Évidemment, hein, merci, je suis au courant, c’est un choix, je vous signale que je l’assume, c’est pas pour autant qu’il est interdit de trouver des processus expiatoires, ni de broyer du noir (comment ça, se plaindre?)! Positiver, accepter l’impermanence des choses, cette situation est provisoire, inspire, expire, chien tête-en-bas, leggings et graines de chia. A ce rythme on finit dans un Ashram en Inde ce qui est bien la dernière image à laquelle j’ai envie de me raccrocher en ce moment. (Retour de la clope, alcool tous les jours, c’est dire si karmiquement (et oncologiquement parlant), on est plutôt sur une pente descendante (retrouver une vie plus simple et plus proche de la nature qu’ils disaient, hum, ouais, bon, ça c’était avant, cf. le premier post de ce blog).
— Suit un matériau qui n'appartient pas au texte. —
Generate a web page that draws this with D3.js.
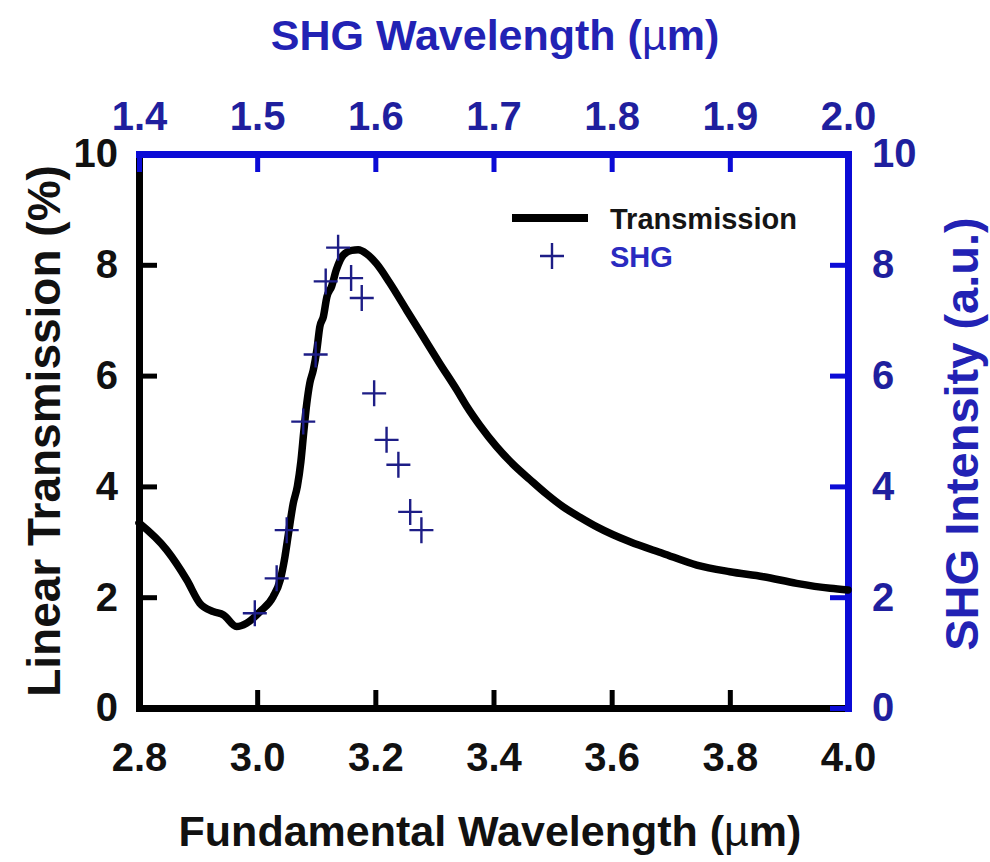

Trêve de cynisme, si j’ai tout loisir pour cultiver mon marasme, c’est que ce torrent qui nous pisse dessus fige absolument toutes les activités de remise à niveau de la guest-house qu’on est censés ouvrir en décembre (ah oui, parce qu’on est là pour ça en fait, pas pour anéantir notre vie sociale, ni s’essayer à des formes sévères de dépression). Sysiphe, vous voyez, la pierre, la montagne, l’éternel recommencement, tout ça ? Pour poncer ou peindre des murs (beaucoup), des chaises (30), des tables (7), des barrières, il faut qu’ils soient secs. En milieu tropical, pour les sécher, il faut du soleil. S’il pleut, attention perspicacité, c’est mouillé , donc ça moisit, alors il faut poncer puis peindre, mais il pleut… (à ce propos, si vous aussi  -ça m’étonnerait- vous avez des murs qui moisissent, un petit coup d’eau de javel à l’éponge dessus, et c’est terminé, quand je vous disais « champs de compétences insoupçonnés », c’était pas du bluff). Du coup, « El hombre » se dit qu’il va plutôt poser des étagères dans la cuisine, mais il n’a pas de vis. Le supermarché est à 2h. Il pleut. La route est une rivière. Il a acheté une Mitsubishi L200, pas un Zodiac. Donc il regarde la pluie tomber sur le toit de tôle, toi tu le regardes lui. En silence, pas le choix! C’est physique, mais des gouttes de pluies lancées à pleine vitesse sur un toit de tôle ondulée, ça produit des décibels à en faire blêmir le Hellfest!  Résignée tu fais une lessive (on n’en est plus à une activité genrée près). Elle n’est pas très propre, mais ce n’est pas le propos. Ça c’est plutôt la machine conceptualisée pour le tiers-monde qui lave (pas justement) à froid  Tu n’as pas de sèche-linge. Et, rappelons-le pour les distraits, il pleut. Tu regardes au choix : tes fringues moisir, ou la pluie tomber (aller, avoue, toi aussi à ce stade tu commences à percevoir les 50 nuances de moisi bleu nuit).

Tu n’as pas d’amis, tu n’as pas de wifi (nous utilisons la 3G de nos téléphones, 2Go coûtent 15.- , c’est peu, c’est cher, (nous n’avons pas de revenus pour l’instant) pas de quoi s’oublier en avalant la saison 4 de Bron Broën, ni même les 3 première minutes du 1er épisode d’ailleurs). Mais heureusement tu as un Kobo avec notamment un Sylvain Tesson pas fini (une première) et de l’excellent (pléonasme) Philippe Janeada dedans, vive les liseuses électroniques (voilà pour la touche positive du jour, pas mieux en stock, désolée).

En guise de conclusion à ce post pas jovial pour un rond, je dirais, et c’est étrange d’associer de la réjouissance à cette période-là, sous ces latitudes-là, avec ce concept-là, pourtant, oui, c’est un fait, j’ai hâte de passer le mois de novembre, en Suisse, à boire des apéros bosser.

(NDLR. j’atterris le 10 novembre)

Une réflexion sur “50 nuances de moisi(ssures)

  1. Mais, bien sur que je te lis ! Les (tele)visionnaires traversent les années. Même si cette aventure m’échappe totalement, mes pensées t’accompagnent.